(TASK BRIEF) Pick out every line with the word "chart" and copy it.
─── STORED ROWS
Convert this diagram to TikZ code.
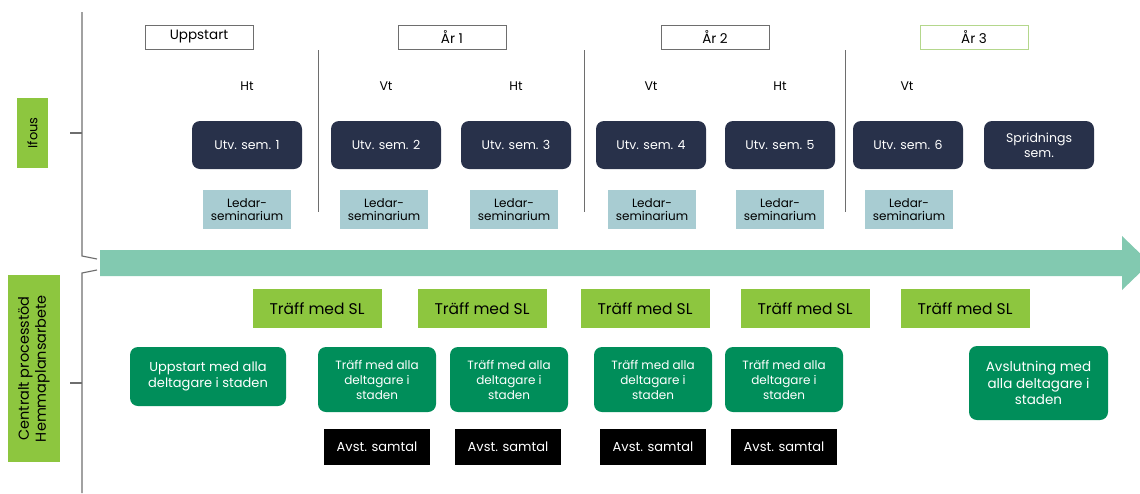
\documentclass[tikz,border=0pt]{standalone}
\usepackage{fontspec}
\setmainfont{Poppins}
\definecolor{utvblue}{RGB}{40,49,74}
\definecolor{ledarblue}{RGB}{168,204,210}
\definecolor{flowgreen}{RGB}{130,201,176}
\definecolor{limegreen}{RGB}{141,198,63}
\definecolor{allagreen}{RGB}{0,142,90}
\definecolor{linegray}{RGB}{110,110,110}
\definecolor{ar3green}{RGB}{180,215,140}

\begin{document}
\begin{tikzpicture}[x=1pt, y=-1pt,
    header/.style={draw=#1, line width=1pt, fill=white, minimum width=108pt, minimum height=24pt,
      inner sep=0pt, font=\fontsize{13.5}{15}\selectfont},
    term/.style={font=\fontsize{12.5}{14}\selectfont},
    utv/.style={fill=utvblue, text=white, rounded corners=8pt, minimum width=110pt, minimum height=48pt,
      inner sep=0pt, align=center, font=\fontsize{12.5}{15}\selectfont},
    ledar/.style={fill=ledarblue, minimum width=88pt, minimum height=39pt, inner sep=0pt,
      align=center, font=\fontsize{12}{13.5}\selectfont},
    sl/.style={fill=limegreen, minimum width=129pt, minimum height=39pt, inner sep=0pt,
      font=\fontsize{15.5}{17}\selectfont},
    alla/.style={fill=allagreen, text=white, rounded corners=8pt, inner sep=0pt, align=center,
      font=\fontsize{12}{15}\selectfont},
    avst/.style={fill=black, text=white, minimum width=106pt, minimum height=36pt, inner sep=0pt,
      font=\fontsize{13}{15}\selectfont},
    side/.style={fill=limegreen, rotate=90, inner sep=0pt, align=center, font=\fontsize{14.5}{17}\selectfont},
    bracket/.style={draw=linegray, line width=1.1pt},
    sep/.style={draw=linegray, line width=1pt}]
  \useasboundingbox (0,0) rectangle (1140,493);
  \clip (0,0) rectangle (1140,493);

  % years
  \foreach \name/\x/\txt/\col in {start/199/Uppstart/linegray, ar1/452/År 1/linegray,
      ar2/715/År 2/linegray, ar3/974/År 3/ar3green} {
    \node[header=\col] (\name) at (\x,37) {\txt};
  }
  \foreach \x in {318, 584, 845} {
    \draw[sep] (\x,50) -- (\x,212);
  }

  % terms
  \foreach \i/\x/\t in {1/247/Ht, 2/386/Vt, 3/516/Ht, 4/651/Vt, 5/780/Ht, 6/907/Vt} {
    \node[term] (term\i) at (\x,86) {\t};
  }
  \foreach \i/\x in {1/247, 2/386, 3/516, 4/651, 5/780, 6/908} {
    \node[utv] (utv\i) at (\x,145) {Utv. sem. \i};
  }
  \node[utv] (utv7) at (1039,145) {Spridnings\\sem.};
  \foreach \i/\x in {1/247, 2/384, 3/514, 4/652, 5/780, 6/909} {
    \node[ledar] (led\i) at (\x,209.5) {Ledar-\\seminarium};
  }

  % time line
  \fill[flowgreen] (100,250) -- (1122,250) -- (1122,236) -- (1150,263)
    -- (1122,290) -- (1122,276) -- (100,276) -- cycle;

  % process support
  \foreach \i/\x in {1/317, 2/482, 3/645, 4/805, 5/965} {
    \node[sl] (sl\i) at (\x,308.5) {Träff med SL};
  }
  \node[alla, minimum width=156pt, minimum height=59pt, font=\fontsize{13}{16}\selectfont]
    (alla0) at (208,376.5) {Uppstart med alla\\deltagare i staden};
  \foreach \i/\x in {1/377, 2/509, 3/653, 4/784} {
    \node[alla, minimum width=118pt, minimum height=65pt] (alla\i) at (\x,379.5)
      {Träff med alla\\deltagare i\\staden};
  }
  \node[alla, minimum width=139pt, minimum height=74pt, font=\fontsize{13.5}{16.5}\selectfont]
    (alla5) at (1038.5,383) {Avslutning med\\alla deltagare i\\staden};
  \foreach \i/\x in {1/377, 2/508, 3/653, 4/784} {
    \node[avst] (avst\i) at (\x,447) {Avst. samtal};
  }

  % left side
  \node[side, minimum width=70pt, minimum height=31pt, font=\fontsize{13}{15}\selectfont]
    (ifous) at (32.5,133) {Ifous};
  \node[side, minimum width=187pt, minimum height=52pt] (central) at (34,368.5)
    {Centralt processtöd\\Hemmaplansarbete};
  \draw[bracket] (82,12) -- (82,256) -- (97,259);
  \draw[bracket] (97,270) -- (82,273) -- (82,493);
  \draw[bracket] (70,133) -- (82,133);
  \draw[bracket] (70,383) -- (82,383);
\end{tikzpicture}
\end{document}
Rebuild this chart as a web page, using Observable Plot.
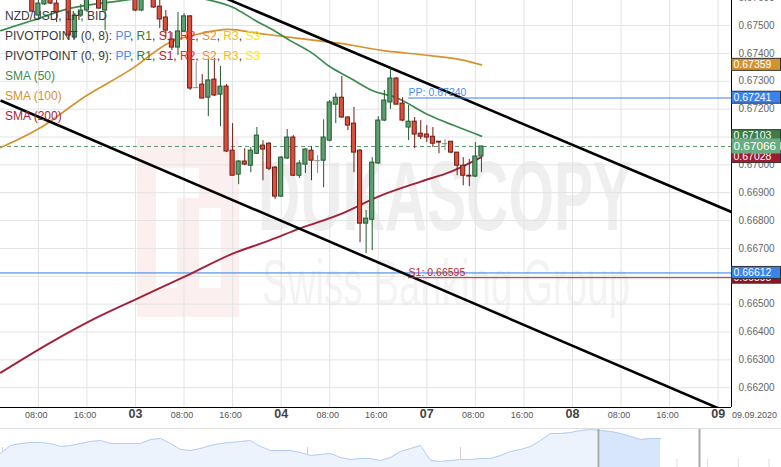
<!DOCTYPE html>
<html><head><meta charset="utf-8">
<script src="https://cdn.jsdelivr.net/npm/d3@7"></script>
<script src="https://cdn.jsdelivr.net/npm/@observablehq/plot@0.6"></script>
<style>
html,body{margin:0;padding:0;background:#fff;}
#wrap{position:relative;width:781px;height:467px;overflow:hidden;font-family:"Liberation Sans",Arial,sans-serif;}
#wm{position:absolute;left:0;top:0;z-index:0;}
#chart{position:absolute;left:0;top:0;z-index:1;}
#nav{position:absolute;left:0;top:428px;z-index:1;}
#legend{position:absolute;left:5px;top:6px;z-index:2;font-size:12px;line-height:20px;color:#3a3a3a;white-space:nowrap;}
svg{display:block;}
</style></head>
<body>
<div id="wrap">
<svg id="wm" width="781" height="407">
  <rect x="137" y="138" width="102" height="179" fill="#fcefef"/>
  <rect x="156" y="168" width="21" height="120" fill="#ffffff"/>
  <rect x="177" y="168" width="22" height="30" fill="#ffffff"/>
  <rect x="199" y="208" width="22" height="80" fill="#ffffff"/>
  <text x="258" y="230" font-size="98" font-weight="bold" textLength="374" lengthAdjust="spacingAndGlyphs" fill="#efefef" font-family="Liberation Sans, Arial">DUKASCOPY</text>
  <text x="262" y="305" font-size="64" textLength="368" lengthAdjust="spacingAndGlyphs" fill="#f3f3f3" font-family="Liberation Sans, Arial">Swiss Banking Group</text>
</svg>
<div id="chart"></div>
<div id="nav"></div>
<div id="legend">
<div>NZD/USD, 1H, BID</div>
<div>PIVOTPOINT (0, 8): <span style="color:#4a8ff0">PP</span>, <span style="color:#3a7d2c">R1</span>, <span style="color:#b3202e">S1</span>, <span style="color:#ff1e1e">R2</span>, <span style="color:#f5891f">S2</span>, <span style="color:#ffc000">R3</span>, <span style="color:#ffe800">S3</span></div>
<div>PIVOTPOINT (0, 9): <span style="color:#4a8ff0">PP</span>, <span style="color:#3a7d2c">R1</span>, <span style="color:#b3202e">S1</span>, <span style="color:#ff1e1e">R2</span>, <span style="color:#f5891f">S2</span>, <span style="color:#ffc000">R3</span>, <span style="color:#ffe800">S3</span></div>
<div style="color:#3f8a52">SMA (50)</div>
<div style="color:#d9912c">SMA (100)</div>
<div style="color:#a8243e">SMA (200)</div>
</div>
</div>
<script>
// ---- Data (hour index: 0 = 02 Sep 00:00, weekend skipped) ----
const hours = [7,8,9,10,11,12,13,14,15,16,17,18,19,20,21,22,23,24,25,26,27,28,29,30,31,32,33,34,35,36,37,38,39,40,41,42,43,44,45,46,47,48,49,50,51,52,53,54,55,56,57,58,59,60,61,62,63,64,65,66,67,68,69,70,71,72,73,74,75,76,77,78,79,80,81];
const open  = [0.67608,0.67536,0.67576,0.67601,0.67579,0.67600,0.67601,0.67457,0.67536,0.67554,0.67601,0.67612,0.67554,0.67604,0.67633,0.67612,0.67640,0.67601,0.67554,0.67601,0.67612,0.67568,0.67529,0.67450,0.67421,0.67479,0.67533,0.67277,0.67288,0.67241,0.67306,0.67252,0.67281,0.67051,0.66965,0.67012,0.66997,0.67040,0.67069,0.67076,0.66990,0.66886,0.67023,0.67098,0.66961,0.67001,0.67051,0.67015,0.67015,0.67087,0.67216,0.67241,0.67170,0.67148,0.67051,0.66789,0.66803,0.67005,0.67159,0.67224,0.67310,0.67220,0.67134,0.67155,0.67112,0.67109,0.67101,0.67083,0.67076,0.67083,0.67044,0.66997,0.66961,0.66958,0.67030];
const high  = [0.67619,0.67590,0.67612,0.67612,0.67590,0.67640,0.67612,0.67543,0.67576,0.67612,0.67633,0.67622,0.67615,0.67644,0.67647,0.67655,0.67651,0.67612,0.67612,0.67629,0.67622,0.67590,0.67554,0.67475,0.67547,0.67543,0.67536,0.67367,0.67324,0.67378,0.67382,0.67353,0.67288,0.67148,0.67015,0.67058,0.67062,0.67134,0.67087,0.67080,0.66994,0.67030,0.67127,0.67105,0.67015,0.67058,0.67065,0.67033,0.67162,0.67231,0.67256,0.67317,0.67173,0.67206,0.67055,0.66836,0.67026,0.67173,0.67267,0.67346,0.67313,0.67241,0.67213,0.67170,0.67159,0.67141,0.67134,0.67083,0.67091,0.67083,0.67044,0.67026,0.67019,0.67080,0.67066];
const low   = [0.67547,0.67518,0.67572,0.67576,0.67511,0.67594,0.67454,0.67450,0.67529,0.67547,0.67597,0.67558,0.67482,0.67597,0.67601,0.67604,0.67594,0.67550,0.67550,0.67594,0.67561,0.67489,0.67457,0.67410,0.67392,0.67475,0.67267,0.67274,0.67238,0.67173,0.67245,0.67137,0.67044,0.66961,0.66929,0.66997,0.66972,0.67037,0.66943,0.66979,0.66876,0.66883,0.67019,0.66958,0.66951,0.66969,0.66943,0.66969,0.66918,0.67083,0.67148,0.67166,0.67123,0.66972,0.66721,0.66681,0.66692,0.67001,0.67155,0.67199,0.67216,0.67155,0.67087,0.67058,0.67091,0.67080,0.67062,0.67040,0.67051,0.67040,0.66961,0.66925,0.66922,0.66954,0.66972];
const close = [0.67550,0.67579,0.67601,0.67579,0.67547,0.67626,0.67464,0.67536,0.67554,0.67601,0.67626,0.67561,0.67604,0.67633,0.67612,0.67640,0.67601,0.67554,0.67601,0.67619,0.67565,0.67522,0.67482,0.67421,0.67479,0.67533,0.67274,0.67277,0.67238,0.67303,0.67249,0.67281,0.67048,0.66961,0.67012,0.67001,0.67051,0.67105,0.67055,0.66986,0.66886,0.67026,0.67098,0.66961,0.67005,0.67055,0.67015,0.67015,0.67098,0.67224,0.67241,0.67170,0.67141,0.67044,0.66789,0.66807,0.67008,0.67159,0.67231,0.67310,0.67216,0.67159,0.67155,0.67109,0.67101,0.67098,0.67076,0.67080,0.67076,0.67044,0.66997,0.66961,0.66958,0.67030,0.67066];

const sma50H  = [1.8,7,13,18,22,27,31,36,40,44,47,49.5,53,56,59.5,63,67,72.5,76.5,81];
const sma50V  = [0.67482,0.67518,0.67561,0.67579,0.67590,0.67604,0.67604,0.67592,0.67566,0.67515,0.67480,0.67446,0.67403,0.67353,0.67310,0.67267,0.67241,0.67177,0.67141,0.67103];
const sma100H = [1.8,8.4,15.4,23.7,29.3,34.7,39.2,44.6,51.2,57.8,64.9,72.6,77.5,81];
const sma100V = [0.67062,0.67134,0.67241,0.67349,0.67436,0.67471,0.67486,0.67471,0.67453,0.67436,0.67410,0.67392,0.67378,0.67359];
const sma200H = [1.8,10,18,25,33,40,46,51,58,64,71,76,81];
const sma200V = [0.66254,0.66362,0.66456,0.66527,0.66608,0.66681,0.66728,0.66771,0.66825,0.66886,0.66940,0.66976,0.67028];

const trendStartH = [32, 1.76];
const trendStartV = [0.67661, 0.67231];
const trendEndH   = [122.2, 122.2];
const trendEndV   = [0.66831, 0.66106];

const currentPrice = 0.67066;
const userLine = 0.66612;
const pivotNames = ["PP", "S1"];
const pivotValues = [0.67240, 0.66595];
const pivotStartH = 69;

const boxNames  = ["sma100", "pp", "sma50", "sma200", "current", "s1", "user"];
const boxValues = [0.67359, 0.67241, 0.67103, 0.67028, 0.67066, 0.66595, 0.66612];

const xGrid = [8,16,24,32,40,48,56,64,72,80,88,96,104,112,120];
const xTickLabels = ["08:00","16:00","03","08:00","16:00","04","08:00","16:00","07","08:00","16:00","08","08:00","16:00","09"];
const yTicks = [0.662,0.663,0.664,0.665,0.666,0.667,0.668,0.669,0.670,0.671,0.672,0.673,0.674,0.675,0.676];
const dateLabel = "09.09.2020";

const navHeights = [14,22,24,25,25,24,21,22,24,26,27,24,24,24,24,28,29,24,18,17,19,22,24,25,26,27,21,17,17,17,15,12,13,14,10,8,9,9,7,10,16,19,22,7,6,7,8,8,9,9,12,16,18,21,27,34,34,35,37,38,37,36,34,31,28,29,29];
const navDayLines = [0.2, 15.4, 30.7, 46.0];
const navWindow = [59.8, 69.9];

// ---- styles ----
const C = {
  upBody: "#5c9f70", upLine: "#245a2f", downBody: "#d9503e", downLine: "#6e1c14", doji: "#8a8a8a",
  sma50: "#3d8b4f", sma100: "#d4932e", sma200: "#a3203a", grid: "#e3e3e3",
  pp: "#3d82ea", s1: "#c01f2c", user: "#2f7fe8", cur: "#5a9a6a"
};
const boxStyle = {
  sma100: {fill: "#d4932e", stroke: "#333", h: 12, fs: 10.5},
  pp:     {fill: "#3b82ef", stroke: "#333", h: 12, fs: 10.5},
  sma50:  {fill: "#3f7d48", stroke: "#333", h: 12, fs: 10.5},
  sma200: {fill: "#a01a32", stroke: "#333", h: 12, fs: 10.5},
  current:{fill: "#6aab80", stroke: "none", h: 15, fs: 11.8},
  s1:     {fill: "#9b1020", stroke: "#333", h: 12, fs: 10.5},
  user:   {fill: "#3b82ef", stroke: "#333", h: 12, fs: 10.5}
};

// ---- build tables ----
const candles = hours.map((h, i) => ({h, o: open[i], hi: high[i], l: low[i], c: close[i]}));
const bodies = candles.filter(d => d.o !== d.c);
const dojis = candles.filter(d => d.o === d.c);
const sma = (H, V) => H.map((h, i) => ({h, v: V[i]}));
const trends = trendStartH.map((h, i) => ({h1: h, v1: trendStartV[i], h2: trendEndH[i], v2: trendEndV[i]}));
const pivots = pivotNames.map((n, i) => ({name: n, v: pivotValues[i], h1: pivotStartH, h2: 122.2}));
const xTicks = xGrid.map((h, i) => ({h, label: xTickLabels[i], major: /^\d\d$/.test(xTickLabels[i])}));
const X0 = 1.76, X1 = 122.2, Y0 = 0.66129, Y1 = 0.67590;

const plot = Plot.plot({
  width: 781, height: 428,
  marginLeft: 0, marginRight: 50, marginTop: 0, marginBottom: 21,
  style: {background: "transparent", fontFamily: "'Liberation Sans', Arial, sans-serif", fontSize: "10px"},
  x: {domain: [X0, X1], axis: null},
  y: {domain: [Y0, Y1], axis: null},
  marks: [
    Plot.ruleX(xGrid, {stroke: C.grid}),
    Plot.ruleY(yTicks.filter(v => v < Y1), {stroke: C.grid}),
    Plot.ruleY([userLine], {stroke: C.user, strokeWidth: 1}),
    Plot.ruleY([currentPrice], {stroke: C.cur, strokeDasharray: "4,3"}),
    Plot.line(sma(sma100H, sma100V), {x: "h", y: "v", stroke: C.sma100, strokeWidth: 1.7, curve: "monotone-x", clip: true}),
    Plot.line(sma(sma50H, sma50V), {x: "h", y: "v", stroke: C.sma50, strokeWidth: 1.7, curve: "monotone-x", clip: true}),
    Plot.line(sma(sma200H, sma200V), {x: "h", y: "v", stroke: C.sma200, strokeWidth: 1.9, curve: "monotone-x", clip: true}),
    Plot.link(trends, {x1: "h1", y1: "v1", x2: "h2", y2: "v2", stroke: "#000", strokeWidth: 2.6, clip: true}),
    Plot.ruleX(candles, {x: "h", y1: "l", y2: "hi", stroke: d => d.c > d.o ? C.upLine : d.c < d.o ? C.downLine : C.doji, strokeWidth: 1, clip: true}),
    Plot.rect(bodies, {x1: d => d.h - 0.34, x2: d => d.h + 0.34, y1: "o", y2: "c",
      fill: d => d.c > d.o ? C.upBody : C.downBody, stroke: d => d.c > d.o ? C.upLine : C.downLine, strokeWidth: 1, clip: true}),
    Plot.ruleY(dojis, {y: "o", x1: d => d.h - 0.45, x2: d => d.h + 0.45, stroke: C.doji, strokeWidth: 1, clip: true}),
    Plot.ruleY(pivots, {y: "v", x1: "h1", x2: "h2", stroke: d => d.name === "PP" ? C.pp : C.s1, strokeWidth: 1}),
    Plot.text(pivots, {x: "h1", y: "v", text: d => `${d.name}: ${d.v.toFixed(5)}`, textAnchor: "start", dy: -5, fontSize: 10.5,
      fill: d => d.name === "PP" ? "#4a8ff0" : C.s1}),
    Plot.ruleX([X1], {stroke: "#000"}),
    Plot.ruleY([Y0], {stroke: "#000"}),
    Plot.axisY(yTicks, {anchor: "right", tickSize: 0, tickPadding: 7, tickFormat: d3.format(".5f"), color: "#666", fontSize: 10, label: null}),
    Plot.text(xTicks.filter(d => !d.major), {x: "h", text: "label", frameAnchor: "bottom", dx: -2, dy: 10, fontSize: 9, fill: "#555"}),
    Plot.text(xTicks.filter(d => d.major), {x: "h", text: "label", frameAnchor: "bottom", dy: 10, fontSize: 12.5, fontWeight: "bold", fill: "#444"}),
    Plot.text([dateLabel], {text: d => d, frameAnchor: "bottom-right", textAnchor: "middle", dx: 23, dy: 10, fontSize: 9, fill: "#555"})
  ]
});

// right-side price boxes positioned with the plot's y scale
const sy = plot.scale("y");
const gBox = d3.select(plot).append("g").attr("text-anchor", "start");
boxNames.forEach((n, i) => {
  const s = boxStyle[n];
  const y = sy.apply(boxValues[i]);
  gBox.append("rect").attr("x", 731.5).attr("y", y - s.h / 2).attr("width", 49).attr("height", s.h)
    .attr("fill", s.fill).attr("stroke", s.stroke);
  gBox.append("text").attr("x", 733.5).attr("y", y).attr("dy", "0.36em")
    .attr("text-anchor", "start").attr("fill", "#fff").attr("font-size", s.fs).text(boxValues[i].toFixed(5));
});
document.getElementById("chart").appendChild(plot);

// ---- navigator ----
const navData = navHeights.map((v, i) => ({i, v}));
const navMinor = d3.range(0.2, 78, 3.066).filter(t => !navDayLines.some(d => Math.abs(d - t) < 0.5));
const nav = Plot.plot({
  width: 781, height: 39, margin: 0,
  style: {background: "#fff"},
  x: {domain: [0, 78.1], axis: null},
  y: {domain: [0, 39], axis: null},
  marks: [
    Plot.ruleX(navMinor, {y1: 0, y2: 8, stroke: "#dcdcdc"}),
    Plot.ruleX(navDayLines, {y1: 0, y2: 20, stroke: "#d0d0d0"}),
    Plot.areaY(navData, {x: "i", y: "v", fill: "#edf3fd"}),
    Plot.areaY(navData.filter(d => d.i >= 59.8), {x: "i", y: "v", fill: "#d8e6fb"}),
    Plot.lineY(navData, {x: "i", y: "v", stroke: "#b2cdf4", strokeWidth: 1}),
    Plot.ruleX(navWindow, {stroke: "#a8a8a8", strokeWidth: 2}),
    Plot.ruleY([39], {stroke: "#dedede"})
  ]
});
document.getElementById("nav").appendChild(nav);
</script>
</body></html>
──────
(RESPONSE TO THIS TASK)
Rebuild this chart as a web page, using Observable Plot.
#chart{position:absolute;left:0;top:0;z-index:1;}
<div id="chart"></div>
document.getElementById("chart").appendChild(plot);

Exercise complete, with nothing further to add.